Jobs for regional communities
Large resource projects near a town of 200 or more people within 100 km cannot run a 100% FIFO operational workforce and cannot discriminate against locals during recruitment or sack a worker for moving into town.
- Future large mining and gas projects can't run 100% fly-in fly-out operational workforces where a regional town of 200+ people sits within 100 km
- Job ads that lock out local residents become an offence, with a maximum penalty of 400 penalty units (multiplied by five for companies)
- Project owners and principal contractors can be jointly sued for discriminating against local job applicants in the Anti-Discrimination Commission
- Workers can't be sacked for moving out of a FIFO camp into a nearby town and driving to work
Social impact assessments
Every large resource project must prepare a social impact assessment as part of its environmental impact statement, covering community engagement, workforce, housing, local procurement and community wellbeing. The Coordinator-General can set enforceable social conditions on the project.
- Mandatory social impact assessment for every large resource project's EIS
- Local councils must be consulted when the SIA is prepared
- Coordinator-General gets new powers to set enforceable social conditions on projects approved under the Environmental Protection Act 1994
- Land Court and Planning and Environment Court can't review these social conditions
Ban on underground coal gasification
The Mineral Resources Act 1989 is amended to prohibit all UCG and in situ oil shale gasification activities in Queensland. Existing licence holders can only carry out rehabilitation, and the Minister can waive rent and reporting obligations for rehabilitation-only licences.
- Permanent ban on underground coal gasification (mineral (f) activity) in Queensland
- No new UCG mining leases or licences can be granted
- Existing licence holders can still do environmental rehabilitation, monitoring and decommissioning
- The Minister can waive rent and other obligations for rehabilitation-only licences
Bill Journey
▸Committee8 Nov 2016View Hansard
Referred to Infrastructure, Planning and Natural Resources Committee
The Infrastructure, Planning and Natural Resources Committee recommended the bill be passed and made seven recommendations, several of which proposed expanding the bill's scope to cover all resource projects regardless of size or commencement date. The committee held extensive public hearings across regional Queensland including Emerald, Middlemount, Moranbah, Mackay, Rockhampton, and Mount Isa. The government supported or partially supported most recommendations, agreeing to expand the 100 per cent fly-in fly-out prohibition to existing large resource projects.
Key findings (5)
- The bill addressed the committee's earlier bipartisan recommendations from its inquiry into fly-in fly-out and long distance commuting work practices in regional Queensland
- The committee recommended expanding the definition of 'nearby regional community' to remove the 100km radius and leave it to the Coordinator-General's discretion, though the government instead amended the radius to 125km
- The committee recommended extending the 100 per cent FIFO prohibition and anti-discrimination provisions to all resource projects regardless of size or commencement date, which the government partially supported for large projects only
- Regional communities, local governments, and unions strongly supported the bill, while the resources industry raised concerns about regulatory burden
- The committee accepted the reverse onus of proof provisions as necessary to address 'postcode discrimination' against local residents in resource project recruitment
Recommendations (7)
- The committee recommends the Strong and Sustainable Resource Communities Bill 2016 be passed.

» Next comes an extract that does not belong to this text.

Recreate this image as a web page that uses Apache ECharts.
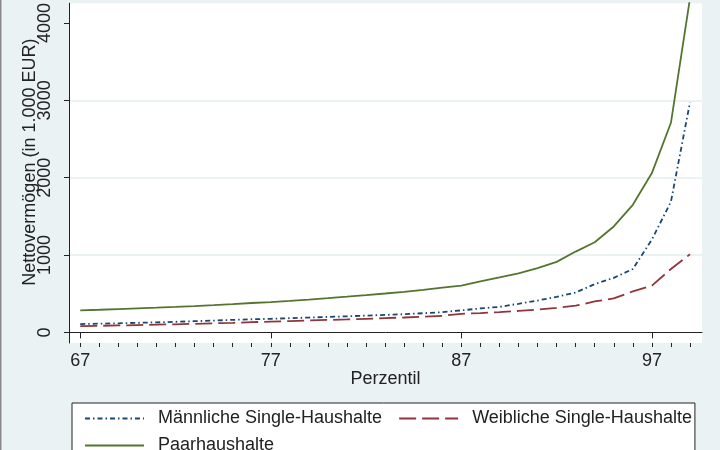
<!DOCTYPE html>
<html>
<head>
<meta charset="utf-8">
<script src="https://cdn.jsdelivr.net/npm/echarts@6/dist/echarts.min.js"></script>
<style>
  html, body { margin: 0; padding: 0; background: #eaf2f3; }
  #chart { width: 720px; height: 450px; }
</style>
</head>
<body>
<div id="chart"></div>
<script>
// Perzentile 67..99
var perzentil = [67, 68, 69, 70, 71, 72, 73, 74, 75, 76, 77, 78, 79, 80, 81, 82, 83,
  84, 85, 86, 87, 88, 89, 90, 91, 92, 93, 94, 95, 96, 97, 98, 99];

// Nettovermögen in 1.000 EUR
var maennlich = [108, 113, 118, 124, 130, 137, 145, 153, 162, 170, 176, 184, 192, 200, 208, 217,
  226, 236, 248, 262, 285, 310, 330, 370, 412, 460, 515, 625, 705, 820, 1200, 1690, 2975];
var weiblich = [80, 85, 90, 95, 100, 105, 111, 117, 124, 132, 140, 147, 154, 161, 168, 176,
  184, 193, 203, 215, 240, 250, 262, 278, 296, 318, 345, 400, 440, 530, 605, 820, 1010];
var paar = [285, 293, 302, 311, 320, 330, 341, 353, 366, 380, 392, 408, 425, 443, 462, 482,
  503, 525, 550, 578, 606, 660, 710, 762, 830, 912, 1045, 1165, 1370, 1650, 2060, 2710, 4320];

var xLabels = [67, 77, 87, 97];
var yLabels = [0, 1000, 2000, 3000, 4000];

var textColor = '#222';
var font = 'Liberation Sans, Arial, sans-serif';

function pairs(vals) {
  return perzentil.map(function (p, i) { return [p, vals[i]]; });
}

var myChart = echarts.init(document.getElementById('chart'));

var option = {
  backgroundColor: '#eaf2f3',
  animation: false,
  textStyle: { fontFamily: font, color: textColor },
  graphic: [{
    type: 'rect', left: 0, top: 0, shape: { width: 1.5, height: 450 },
    style: { fill: '#8a8a8a' }
  }],
  grid: {
    left: 69, right: 18, top: 0, bottom: 107,
    show: true, backgroundColor: '#fff', borderWidth: 0
  },
  xAxis: [{
    type: 'value',
    position: 'bottom',
    min: 66.41, max: 99.63,
    name: 'Perzentil',
    nameLocation: 'middle',
    nameGap: 27,
    nameMoveOverlap: false,
    nameTextStyle: { fontSize: 18, color: textColor, fontFamily: font },
    axisLine: { show: true, lineStyle: { color: textColor, width: 1 } },
    axisTick: { show: true, customValues: xLabels, length: 6, lineStyle: { color: textColor } },
    axisLabel: {
      customValues: xLabels, fontSize: 18, color: textColor, margin: 9, fontFamily: font,
      formatter: function (v) { return String(v); }
    },
    splitLine: { show: false }
  }, {
    type: 'value',
    position: 'bottom',
    min: 66.41, max: 99.63,
    axisLine: { show: false },
    axisTick: { show: true, customValues: perzentil, length: 4, lineStyle: { color: textColor } },
    axisLabel: { show: false },
    splitLine: { show: false }
  }],
  yAxis: {
    type: 'value',
    min: -137, max: 4256,
    splitNumber: 5,
    name: 'Nettovermögen (in 1.000 EUR)',
    nameLocation: 'middle',
    nameGap: 30,
    nameMoveOverlap: false,
    nameTextStyle: { fontSize: 18, color: textColor, fontFamily: font, padding: [0, 0, 0, 22] },
    axisLine: { show: true, lineStyle: { color: textColor, width: 1 } },
    axisTick: { show: true, customValues: yLabels, length: 5, lineStyle: { color: textColor } },
    axisLabel: {
      customValues: yLabels, rotate: 90, fontSize: 18, color: textColor, margin: 15, fontFamily: font,
      formatter: function (v) { return String(v); }
    },
    splitLine: { show: true, showMinLine: false, showMaxLine: false, lineStyle: { color: '#eaf2f3', width: 2 } }
  },
  legend: {
    left: 72, top: 403, width: 640,
    orient: 'horizontal',
    backgroundColor: '#fff',
    borderColor: '#222', borderWidth: 1,
    padding: [2, 3, 20, 12],
    itemGap: 0,
    itemWidth: 59, itemHeight: 2,
    itemStyle: { opacity: 0 },
    textStyle: { fontSize: 18, color: textColor, lineHeight: 27, padding: [0, 16, 0, 9], fontFamily: font },
    data: [
      { name: 'Männliche Single-Haushalte' },
      { name: 'Weibliche Single-Haushalte', textStyle: { padding: [0, 0, 0, 9] } },
      { name: 'Paarhaushalte' }
    ]
  },
  series: [{
    name: 'Männliche Single-Haushalte',
    type: 'line',
    data: pairs(maennlich),
    symbol: 'none',
    lineStyle: { color: '#1a476f', width: 1.8, type: [5, 3, 1.5, 3] },
    itemStyle: { color: '#1a476f' }
  }, {
    name: 'Weibliche Single-Haushalte',
    type: 'line',
    data: pairs(weiblich),
    symbol: 'none',
    lineStyle: { color: '#90353b', width: 1.8, type: [17, 6] },
    itemStyle: { color: '#90353b' }
  }, {
    name: 'Paarhaushalte',
    type: 'line',
    data: pairs(paar),
    symbol: 'none',
    lineStyle: { color: '#55752f', width: 1.8, type: 'solid' },
    itemStyle: { color: '#55752f' }
  }]
};

myChart.setOption(option);
</script>
</body>
</html>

- The committee recommends the definition of 'nearby regional community' be amended to omit the 100km radius and leave to the discretion of the Coordinator-General with input from local government, unions, and other stakeholders.
- The committee recommends the definition of 'nearby regional community' be amended to make it clear that the Coordinator-General may decide that a town with a population of 200 people or less is a 'nearby regional community'.

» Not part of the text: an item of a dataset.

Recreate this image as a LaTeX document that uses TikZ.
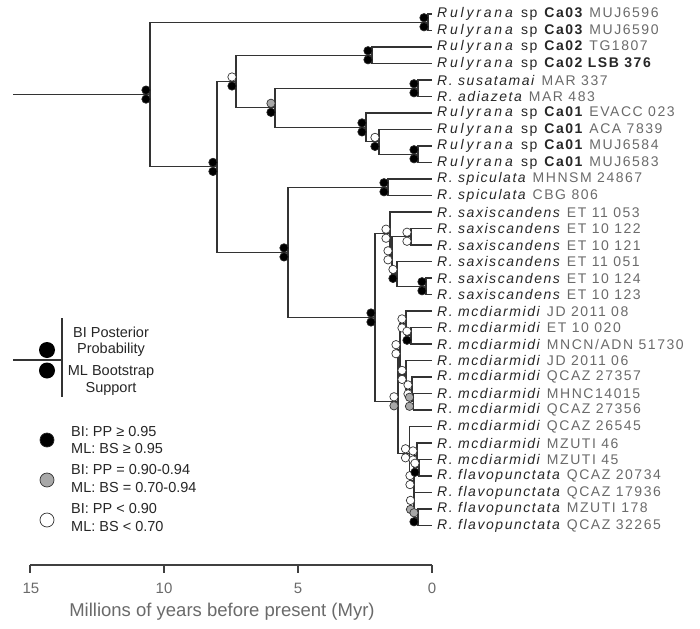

- The committee recommends the scope of the bill be amended to cover all resource projects in the vicinity of a nearby regional community, regardless of the size of the resource project or the date of its commencement.
- The committee recommends that the prohibition on 100 per cent fly-in fly-out workers be amended, with appropriate transitional provisions, to extend to all resource projects regardless of size and to all current and future projects.
- The committee recommends that clauses 8 and 19 be amended to apply anti-discrimination provisions to all resource projects that have a nearby regional community, regardless of size or date of commencement.
- The committee recommends that clause 9(4) be amended to require the Coordinator-General to make a guideline stating the details that must be included in a social impact assessment.